• [TASK]:
Only lines holding the word "chart" should be copied from the material.

....

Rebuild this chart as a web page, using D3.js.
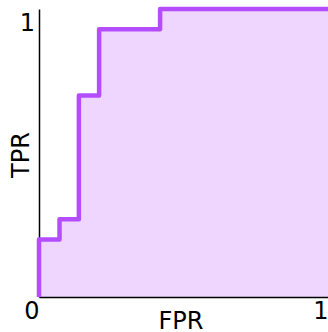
<!DOCTYPE html>
<html>
<head>
<meta charset="utf-8">
<script src="https://cdn.jsdelivr.net/npm/d3@7"></script>
<style>
  html, body { margin: 0; padding: 0; background: #fff; }
  svg { display: block; font-family: "DejaVu Sans", sans-serif; }
</style>
</head>
<body>
<div id="chart"></div>
<script>
// ROC curve corner points (step after)
const fpr = [0, 0, 0.071, 0.138, 0.208, 0.419, 1];
const tpr = [0, 0.2, 0.27, 0.7, 0.93, 1, 1];
const xTicks = [0, 1];
const yTicks = [1];

const width = 328, height = 332;
const margin = { top: 9, right: 0, bottom: 35, left: 39 };
const innerW = width - margin.left - margin.right;
const innerH = height - margin.top - margin.bottom;

const svg = d3.select('#chart')
  .append('svg')
  .attr('width', width)
  .attr('height', height);

const g = svg.append('g')
  .attr('transform', `translate(${margin.left},${margin.top})`);

const x = d3.scaleLinear().domain([0, 1]).range([0, innerW]);
const y = d3.scaleLinear().domain([0, 1]).range([innerH, 0]);

const points = fpr.map((f, i) => [f, tpr[i]]);

// filled area under curve
g.append('path')
  .datum(points)
  .attr('fill', '#eed6ff')
  .attr('d', d3.area()
    .x(d => x(d[0]))
    .y0(y(0))
    .y1(d => y(d[1]))
    .curve(d3.curveStepAfter));

// axes
const xAxis = g.append('g')
  .attr('transform', `translate(0,${innerH})`)
  .call(d3.axisBottom(x).tickValues(xTicks).tickSize(0).tickPadding(0).tickFormat(d3.format('d')));
xAxis.select('.domain').attr('stroke', '#000').attr('stroke-width', 1.5);
xAxis.selectAll('text')
  .attr('text-anchor', 'end')
  .attr('dy', '0.92em')
  .style('font-size', '24px')
  .style('font-family', '"DejaVu Sans", sans-serif')
  .attr('fill', '#000');

const yAxis = g.append('g')
  .call(d3.axisLeft(y).tickValues(yTicks).tickSize(0).tickPadding(4).tickFormat(d3.format('d')));
yAxis.select('.domain').attr('stroke', '#000').attr('stroke-width', 1.5);
yAxis.selectAll('text')
  .attr('dy', '0.875em')
  .style('font-size', '24px')
  .style('font-family', '"DejaVu Sans", sans-serif')
  .attr('fill', '#000');

// curve
g.append('path')
  .datum(points)
  .attr('fill', 'none')
  .attr('stroke', '#b44dff')
  .attr('stroke-width', 4.5)
  .attr('stroke-linejoin', 'round')
  .attr('d', d3.line()
    .x(d => x(d[0]))
    .y(d => y(d[1]))
    .curve(d3.curveStepAfter));

// axis titles
svg.append('text')
  .attr('x', 181)
  .attr('y', 329)
  .attr('text-anchor', 'middle')
  .style('font-size', '24px')
  .text('FPR');

svg.append('text')
  .attr('transform', 'translate(29,155) rotate(-90)')
  .attr('text-anchor', 'middle')
  .style('font-size', '24px')
  .text('TPR');
</script>
</body>
</html>
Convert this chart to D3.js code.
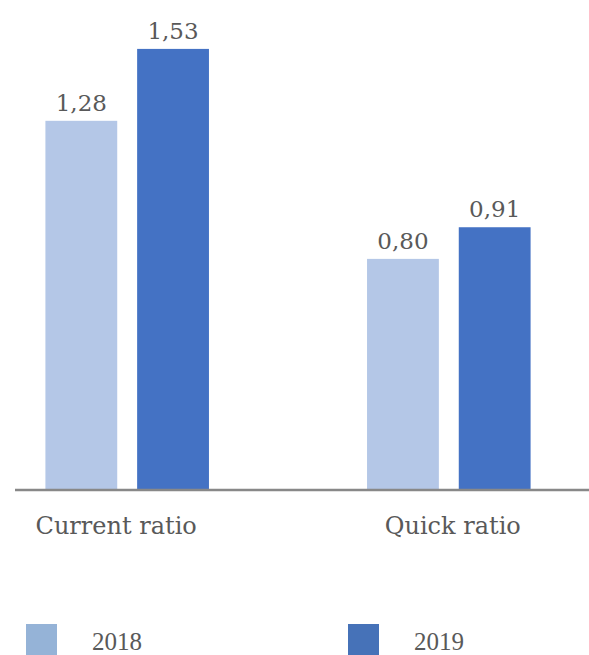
<!DOCTYPE html>
<html>
<head>
<meta charset="utf-8">
<script src="https://cdn.jsdelivr.net/npm/d3@7"></script>
<style>
  html, body { margin: 0; padding: 0; background: #fff; }
  svg { display: block; }
</style>
</head>
<body>
<svg id="chart" width="589" height="655"></svg>
<script>
const categories = ["Current ratio", "Quick ratio"];
const years = ["2018", "2019"];
const values2018 = [1.28, 0.80];
const values2019 = [1.53, 0.91];
const valueLabels2018 = ["1,28", "0,80"];
const valueLabels2019 = ["1,53", "0,91"];

const barColors = { "2018": "#b4c7e7", "2019": "#4472c4" };
const legendColors = { "2018": "#95b3d7", "2019": "#4672b8" };
const textColor = "#595959";

const data = categories.map((c, i) => ({
  category: c,
  bars: [
    { year: "2018", value: values2018[i], label: valueLabels2018[i] },
    { year: "2019", value: values2019[i], label: valueLabels2019[i] }
  ]
}));

const svg = d3.select("#chart");
const baseY = 489;

const x0 = d3.scaleBand().domain(categories).range([-35, 611]).paddingInner(0.4915).paddingOuter(0.25);
const x1 = d3.scaleBand().domain(years).range([0, x0.bandwidth()]).paddingInner(0.217).paddingOuter(0);
const y = d3.scaleLinear().domain([0, 1.7]).range([baseY, 0]);

const groups = svg.selectAll("g.group").data(data).join("g")
  .attr("class", "group")
  .attr("transform", d => `translate(${x0(d.category)},0)`);

groups.selectAll("rect").data(d => d.bars).join("rect")
  .attr("x", d => x1(d.year))
  .attr("y", d => y(d.value))
  .attr("width", x1.bandwidth())
  .attr("height", d => baseY - y(d.value))
  .attr("fill", d => barColors[d.year]);

groups.selectAll("text.val").data(d => d.bars).join("text")
  .attr("class", "val")
  .attr("x", d => x1(d.year) + x1.bandwidth() / 2)
  .attr("y", d => y(d.value) - 10)
  .attr("text-anchor", "middle")
  .attr("font-family", "'DejaVu Serif', serif")
  .attr("font-size", 23)
  .attr("fill", textColor)
  .text(d => d.label);

// baseline axis
svg.append("line")
  .attr("x1", 15).attr("x2", 589)
  .attr("y1", baseY + 1).attr("y2", baseY + 1)
  .attr("stroke", "#888888")
  .attr("stroke-width", 2.5);

// category labels
const catOffsets = [-11, 4];
svg.selectAll("text.cat").data(categories).join("text")
  .attr("class", "cat")
  .attr("x", (d, i) => x0(d) + x0.bandwidth() / 2 + catOffsets[i])
  .attr("y", 534)
  .attr("text-anchor", "middle")
  .attr("font-family", "'DejaVu Serif', serif")
  .attr("font-size", 24)
  .attr("fill", textColor)
  .text(d => d);

// legend
const legendX = d3.scalePoint().domain(years).range([26, 348]);
const lg = svg.selectAll("g.legend").data(years).join("g")
  .attr("class", "legend")
  .attr("transform", d => `translate(${legendX(d)},0)`);
lg.append("rect")
  .attr("x", 0).attr("y", 624)
  .attr("width", 31).attr("height", 31)
  .attr("fill", d => legendColors[d]);
lg.append("text")
  .attr("x", 66).attr("y", 650)
  .attr("font-family", "'Liberation Serif', 'Times New Roman', serif")
  .attr("font-size", 25)
  .attr("fill", textColor)
  .text(d => d);
</script>
</body>
</html>
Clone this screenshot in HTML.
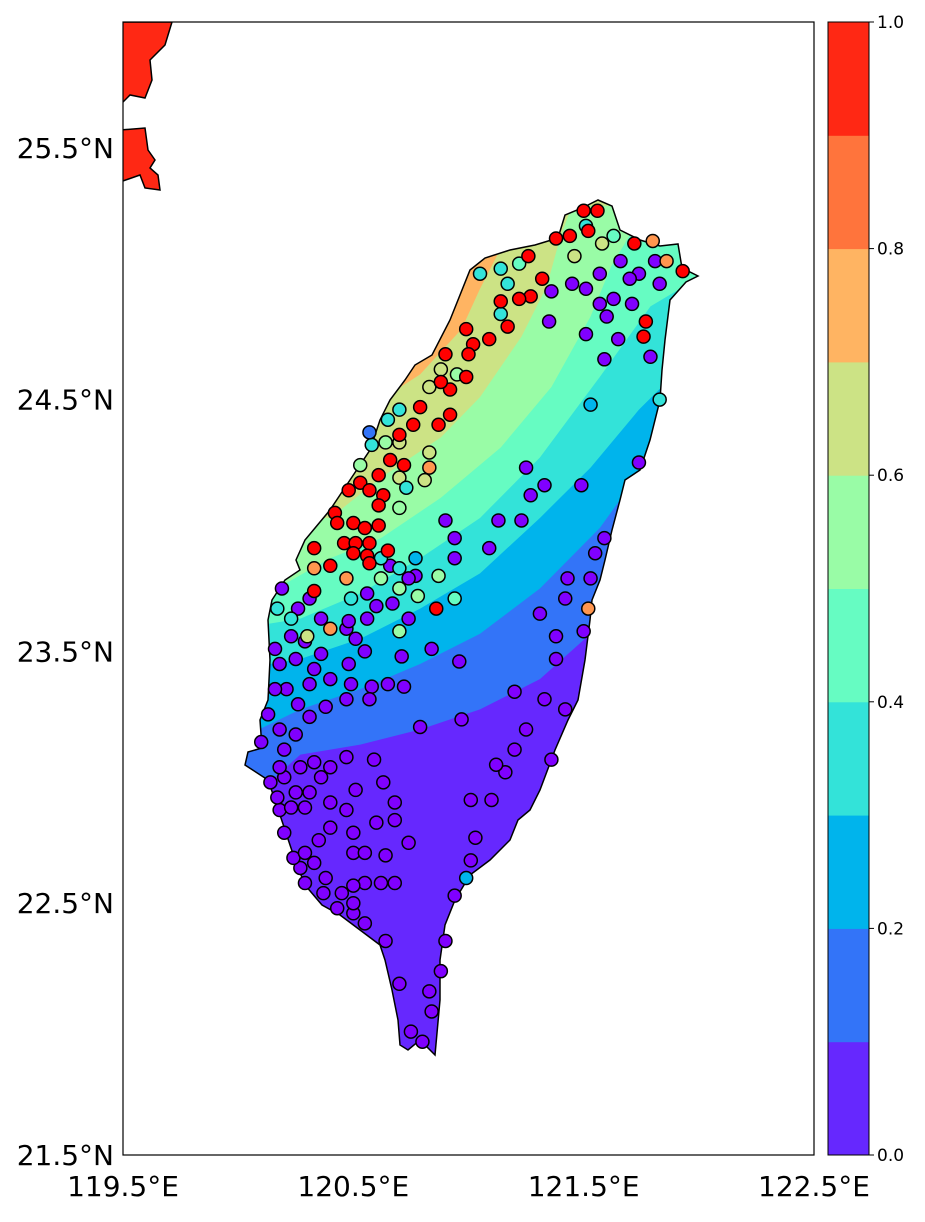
<!DOCTYPE html>
<html><head><meta charset="utf-8"><style>
body{margin:0;background:#fff}
svg text{font-family:"DejaVu Sans","Liberation Sans",sans-serif}
</style></head><body>
<svg id="s" width="925" height="1217" viewBox="0 0 925 1217" xmlns="http://www.w3.org/2000/svg">
<defs>
<clipPath id="tw"><path id="twp" d="M582,208 L598,200 L612,206 L620,230 L640,240 L660,246 L678,244 L682,268 L698,276 L686,282 L670,300 L665,340 L662,370 L660,400 L650,440 L640,470 L625,480 L620,500 L612,530 L605,560 L600,580 L592,600 L590,620 L585,660 L578,700 L568,720 L555,750 L540,790 L530,810 L518,820 L510,840 L490,860 L470,875 L455,900 L445,925 L440,960 L440,1000 L435,1055 L420,1040 L408,1050 L400,1045 L398,1020 L392,990 L385,960 L380,945 L360,930 L340,915 L322,905 L305,885 L295,860 L285,830 L275,800 L268,780 L245,765 L248,752 L262,748 L260,720 L268,700 L270,660 L268,620 L272,600 L285,580 L300,570 L296,560 L305,540 L330,510 L350,480 L370,450 L380,420 L390,400 L405,380 L415,365 L432,355 L450,320 L460,295 L470,270 L485,258 L510,250 L535,245 L558,238 L565,215 Z"/></clipPath>
<clipPath id="ax"><rect x="123" y="22" width="691" height="1133"/></clipPath>
</defs>
<g id="bands" clip-path="url(#tw)"></g>
<use href="#twp" fill="none" stroke="#000" stroke-width="1.5"/>
<g clip-path="url(#ax)">
<path d="M120,22 L172,22 L165,45 L150,60 L152,80 L145,98 L130,95 L123,102 L120,102 Z" fill="#ff2814" stroke="#000" stroke-width="1.5"/>
<path d="M120,130 L145,128 L148,150 L155,160 L150,168 L158,175 L160,190 L145,188 L140,175 L120,182 Z" fill="#ff2814" stroke="#000" stroke-width="1.5"/>
</g>
<g id="dots"></g>
<rect x="123" y="22" width="691" height="1133" fill="none" stroke="#000" stroke-width="1.2"/>
<g id="axes"></g>
<g id="cbar"></g>
</svg>
<script>
const levels=[0,0.1,0.2,0.3,0.4,0.5,0.6,0.7,0.8,0.9,1.0];
const latTicks=[25.5,24.5,23.5,22.5,21.5];
const lonTicks=[119.5,120.5,121.5,122.5];
const cbarTicks=[0,0.2,0.4,0.6,0.8,1.0];
// contour boundaries (lon,lat) for level 0.1..0.7
const bounds=[
[[120.0,22.87],[120.27,23.09],[120.53,23.13],[120.79,23.19],[121.05,23.27],[121.31,23.39],[121.53,23.57],[121.57,23.63]],
[[120.0,23.15],[120.27,23.27],[120.53,23.35],[120.79,23.45],[121.05,23.57],[121.31,23.75],[121.57,23.99],[121.79,24.27],[121.92,24.43]],
[[120.0,23.43],[120.27,23.47],[120.53,23.55],[120.79,23.67],[121.05,23.81],[121.31,24.03],[121.53,24.23],[121.74,24.46],[121.96,24.66]],
[[120.0,23.59],[120.27,23.63],[120.53,23.73],[120.79,23.87],[121.05,24.03],[121.31,24.27],[121.57,24.59],[121.79,24.87],[122.01,24.99],[122.1,24.99]],
[[120.09,23.71],[120.40,23.87],[120.62,23.95],[120.88,24.11],[121.14,24.31],[121.36,24.55],[121.53,24.83],[121.62,25.03],[121.75,25.23],[121.8,25.43]],
[[120.40,24.03],[120.62,24.19],[120.88,24.35],[121.05,24.51],[121.23,24.75],[121.34,24.95],[121.40,25.15],[121.45,25.27]],
[[120.62,24.50],[120.79,24.60],[120.97,24.78],[121.05,24.94],[121.14,25.10],[121.18,25.6]]
];
// station data
const redPts=[[121.50,25.25],[121.56,25.25],[121.52,25.17],[121.44,25.15],[121.38,25.14],[121.26,25.07],[121.32,24.98],[121.27,24.91],[121.22,24.90],[121.14,24.89],[121.17,24.79],[121.09,24.74],[121.02,24.72],[120.99,24.78],[120.90,24.68],[121.00,24.68],[120.99,24.59],[120.92,24.54],[120.88,24.57],[120.79,24.47],[120.76,24.40],[120.87,24.40],[120.70,24.36],[120.66,24.26],[120.72,24.24],[120.61,24.20],[120.53,24.17],[120.48,24.14],[120.57,24.14],[120.63,24.12],[120.61,24.08],[120.42,24.05],[120.43,24.01],[120.50,24.01],[120.55,23.99],[120.61,24.00],[120.46,23.93],[120.51,23.93],[120.57,23.93],[120.65,23.90],[120.56,23.88],[120.50,23.89],[120.57,23.85],[120.33,23.91],[120.40,23.84],[120.33,23.74],[120.86,23.67],[120.92,24.44],[121.72,25.12],[121.77,24.81],[121.76,24.75],[121.93,25.01]];
const otherPts=[[121.86,25.05,0.8],[121.80,25.13,0.8],[120.83,24.23,0.8],[120.47,23.79,0.8],[120.40,23.59,0.8],[120.33,23.83,0.8],[121.52,23.67,0.8],
[121.46,25.07,0.65],[121.58,25.12,0.65],[120.88,24.62,0.65],[120.95,24.60,0.55],[120.83,24.55,0.65],[120.70,24.33,0.65],[120.64,24.33,0.55],[120.83,24.29,0.65],[120.81,24.18,0.65],[120.70,24.19,0.65],[120.70,24.07,0.55],[120.53,24.24,0.55],[120.62,23.79,0.55],[120.70,23.75,0.55],[120.78,23.72,0.55],[120.30,23.56,0.65],[120.70,23.58,0.55],[120.87,23.80,0.55],[120.94,23.71,0.45],
[121.05,25.00,0.35],[121.22,25.04,0.45],[121.14,25.02,0.35],[121.17,24.96,0.35],[121.14,24.84,0.35],[121.51,25.19,0.35],[121.63,25.15,0.45],[120.65,24.42,0.35],[120.70,24.46,0.35],[120.58,24.32,0.35],[120.73,24.15,0.35],[120.62,23.87,0.35],[120.70,23.83,0.35],[120.49,23.71,0.35],[120.23,23.63,0.35],[120.17,23.67,0.35],[121.83,24.50,0.35],
[121.53,24.48,0.25],[120.77,23.87,0.25],[120.57,24.37,0.15],[120.99,22.60,0.25]];
const purplePts=[[121.57,25.00],[121.66,25.05],[121.74,25.00],[121.81,25.05],[121.83,24.96],[121.70,24.98],[121.63,24.90],[121.57,24.88],[121.60,24.83],[121.71,24.88],[121.51,24.94],[121.45,24.96],[121.36,24.93],[121.35,24.81],[121.51,24.76],[121.59,24.66],[121.65,24.74],[121.79,24.67],[121.74,24.25],[121.49,24.16],[121.33,24.16],[121.27,24.12],[121.23,24.02],[121.13,24.02],[121.09,23.91],[120.94,23.87],[120.94,23.95],[120.90,24.02],[120.77,23.80],[120.84,23.51],[120.71,23.48],[120.72,23.36],[120.65,23.37],[120.96,23.46],[120.79,23.20],[120.97,23.23],[121.25,24.23],[121.42,23.71],[121.50,23.58],[121.38,23.56],[121.53,23.79],[121.55,23.89],[121.59,23.95],[121.43,23.79],[121.31,23.65],[121.38,23.47],[121.33,23.31],[121.20,23.34],[121.42,23.27],[121.25,23.19],[121.20,23.11],[121.16,23.02],[121.12,23.05],[121.10,22.91],[121.01,22.91],[121.36,23.07],[121.03,22.76],[121.01,22.67],[120.94,22.53],[120.90,22.35],[120.88,22.23],[120.83,22.15],[120.84,22.07],[120.75,21.99],[120.80,21.95],[120.70,22.18],[120.64,22.35],[120.55,22.42],[120.50,22.46],[120.43,22.48],[120.37,22.54],[120.29,22.58],[120.27,22.64],[120.24,22.68],[120.20,22.78],[120.18,22.87],[120.17,22.92],[120.14,22.98],[120.20,23.00],[120.27,23.04],[120.33,23.06],[120.36,23.00],[120.47,23.08],[120.40,23.04],[120.31,22.94],[120.25,22.94],[120.23,22.88],[120.29,22.88],[120.40,22.90],[120.40,22.80],[120.47,22.87],[120.51,22.95],[120.63,22.98],[120.59,23.07],[120.68,22.90],[120.68,22.83],[120.60,22.82],[120.50,22.78],[120.50,22.70],[120.55,22.70],[120.64,22.69],[120.74,22.74],[120.68,22.58],[120.62,22.58],[120.55,22.58],[120.50,22.57],[120.50,22.50],[120.45,22.54],[120.38,22.60],[120.33,22.66],[120.29,22.70],[120.35,22.75],[120.18,23.04],[120.20,23.11],[120.10,23.14],[120.13,23.25],[120.18,23.19],[120.25,23.17],[120.31,23.24],[120.38,23.28],[120.26,23.29],[120.21,23.35],[120.25,23.47],[120.29,23.54],[120.36,23.49],[120.33,23.43],[120.40,23.39],[120.48,23.45],[120.49,23.37],[120.58,23.36],[120.57,23.31],[120.47,23.31],[120.31,23.37],[120.16,23.35],[120.18,23.45],[120.16,23.51],[120.36,23.63],[120.47,23.59],[120.51,23.55],[120.55,23.50],[120.48,23.62],[120.56,23.63],[120.56,23.73],[120.60,23.68],[120.67,23.69],[120.74,23.63],[120.74,23.79],[120.66,23.84],[120.23,23.56],[120.26,23.67],[120.31,23.71],[120.19,23.75]];

const NS='http://www.w3.org/2000/svg';
const X=lon=>123+(lon-119.5)*230.33;
const Y=lat=>1155-(lat-21.5)*251.8;
function rainbow(v){const r=Math.min(1,Math.abs(2*v-0.5)),g=Math.sin(Math.PI*v),b=Math.cos(Math.PI*v/2);
return `rgb(${Math.round(r*255)},${Math.round(g*255)},${Math.round(b*255)})`;}
function mk(t,a,p){const e=document.createElementNS(NS,t);for(const k in a)e.setAttribute(k,a[k]);p.appendChild(e);return e;}
const bandsG=document.getElementById('bands');
let r=mk('rect',{x:0,y:0,width:925,height:1217,fill:rainbow((levels[0]+levels[1])/2)},bandsG);


bounds.forEach((b,i)=>{
  const pts=b.map(p=>[X(p[0]),Y(p[1])]);
  const last=pts[pts.length-1],first=pts[0];
  const all=[[0,first[1]],...pts,[925,last[1]],[925,0],[0,0]];
  const e=mk('polygon',{points:all.map(p=>p.join(',')).join(' '),fill:rainbow((levels[i+1]+levels[i+2])/2)},bandsG);
  
  
});
const dotsG=document.getElementById('dots');
function dot(lon,lat,v){const c=mk('circle',{cx:X(lon),cy:Y(lat),r:6.5,fill:rainbow(v),stroke:'#000','stroke-width':1.5},dotsG);

}
purplePts.forEach(p=>dot(p[0],p[1],0));
otherPts.forEach(p=>dot(p[0],p[1],p[2]));
redPts.forEach(p=>dot(p[0],p[1],1));
const axG=document.getElementById('axes');
latTicks.forEach(t=>{const y=Y(t);
 const e=mk('text',{x:114,y:y+10,'text-anchor':'end','font-size':28},axG);e.textContent=t.toFixed(1)+'°N';
 
 });
lonTicks.forEach(t=>{const x=X(t);
 const e=mk('text',{x:x,y:1196,'text-anchor':'middle','font-size':28},axG);e.textContent=t.toFixed(1)+'°E';
 
 });
const cb=document.getElementById('cbar');
const CY=v=>1155-v*1133;
for(let i=0;i<levels.length-1;i++){const e=mk('rect',{x:828,y:CY(levels[i+1]),width:41,height:CY(levels[i])-CY(levels[i+1])+0.5,fill:rainbow((levels[i]+levels[i+1])/2)},cb);
 
 }
mk('rect',{x:828,y:22,width:41,height:1133,fill:'none',stroke:'#000','stroke-width':1},cb);
cbarTicks.forEach(t=>{const y=CY(t);
 mk('line',{x1:869,x2:874,y1:y,y2:y,stroke:'#000'},cb);
 const e=mk('text',{x:877,y:y+6,'font-size':17},cb);e.textContent=t.toFixed(1);
 
 });
</script>
</body></html>
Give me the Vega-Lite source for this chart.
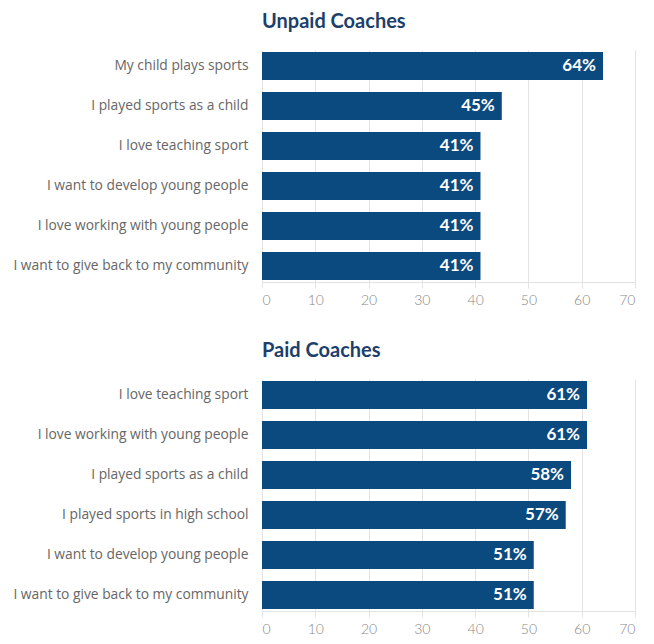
{
  "$schema": "https://vega.github.io/schema/vega-lite/v6.json",
  "padding": {"left": 0, "top": 12, "right": 5, "bottom": 0},
  "background": "white",
  "spacing": 34,
  "config": {
    "font": "Lato",
    "view": {"stroke": null},
    "title": {"anchor": "start", "frame": "group", "fontSize": 20, "fontWeight": "bold", "color": "#1d3f6c", "font": "Lato", "offset": 18},
    "axisX": {"grid": true, "gridColor": "#e3e3e3", "domainColor": "#e3e3e3", "tickColor": "#e3e3e3", "tickSize": 6, "labelFontSize": 14, "labelColor": "#888", "labelPadding": 5, "labelFontWeight": 300, "title": null},
    "axisY": {"domain": false, "ticks": false, "labelFont": "Open Sans", "labelFontSize": 13.8, "labelColor": "#666", "labelPadding": 14, "labelLimit": 300, "minExtent": 262, "maxExtent": 262, "title": null}
  },
  "datasets": {
    "unpaid": [
      {"reason": "My child plays sports", "pct": 64, "label": "64%", "order": 1},
      {"reason": "I played sports as a child", "pct": 45, "label": "45%", "order": 2},
      {"reason": "I love teaching sport", "pct": 41, "label": "41%", "order": 3},
      {"reason": "I want to develop young people", "pct": 41, "label": "41%", "order": 4},
      {"reason": "I love working with young people", "pct": 41, "label": "41%", "order": 5},
      {"reason": "I want to give back to my community", "pct": 41, "label": "41%", "order": 6}
    ],
    "paid": [
      {"reason": "I love teaching sport", "pct": 61, "label": "61%", "order": 1},
      {"reason": "I love working with young people", "pct": 61, "label": "61%", "order": 2},
      {"reason": "I played sports as a child", "pct": 58, "label": "58%", "order": 3},
      {"reason": "I played sports in high school", "pct": 57, "label": "57%", "order": 4},
      {"reason": "I want to develop young people", "pct": 51, "label": "51%", "order": 5},
      {"reason": "I want to give back to my community", "pct": 51, "label": "51%", "order": 6}
    ]
  },
  "vconcat": [
    {
      "title": "Unpaid Coaches",
      "width": 373,
      "height": 232,
      "data": {"name": "unpaid"},
      "layer": [
        {"mark": {"type": "bar", "color": "#0b4a7e"},
         "encoding": {
          "y": {"field": "reason", "type": "nominal", "sort": {"field": "order"}, "scale": {"paddingInner": 0.3, "paddingOuter": 0.05}},
          "x": {"field": "pct", "type": "quantitative", "scale": {"domain": [0, 70]}, "axis": {"values": [0,10,20,30,40,50,60,70]}}
         }},
        {"mark": {"type": "text", "align": "right", "dx": -7, "color": "white", "fontSize": 17, "fontWeight": "bold", "baseline": "middle"},
         "encoding": {
          "y": {"field": "reason", "type": "nominal", "sort": {"field": "order"}},
          "x": {"field": "pct", "type": "quantitative", "axis": {"values": [0,10,20,30,40,50,60,70]}},
          "text": {"field": "label", "type": "nominal"}}}
      ]
    },
    {
      "title": "Paid Coaches",
      "width": 373,
      "height": 232,
      "data": {"name": "paid"},
      "layer": [
        {"mark": {"type": "bar", "color": "#0b4a7e"},
         "encoding": {
          "y": {"field": "reason", "type": "nominal", "sort": {"field": "order"}, "scale": {"paddingInner": 0.3, "paddingOuter": 0.05}},
          "x": {"field": "pct", "type": "quantitative", "scale": {"domain": [0, 70]}, "axis": {"values": [0,10,20,30,40,50,60,70]}}
         }},
        {"mark": {"type": "text", "align": "right", "dx": -7, "color": "white", "fontSize": 17, "fontWeight": "bold", "baseline": "middle"},
         "encoding": {
          "y": {"field": "reason", "type": "nominal", "sort": {"field": "order"}},
          "x": {"field": "pct", "type": "quantitative", "axis": {"values": [0,10,20,30,40,50,60,70]}},
          "text": {"field": "label", "type": "nominal"}}}
      ]
    }
  ]
}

....

• [EXERCISE RESPONSE]:
Rebuild this chart as a web page, using D3.js.
<div id="chart"></div>
const svg = d3.select('#chart')
Convert this chart to D3.js code.
<svg id="chart" width="589" height="655"></svg>
const svg = d3.select("#chart");
Give me the Vega-Lite source for this chart.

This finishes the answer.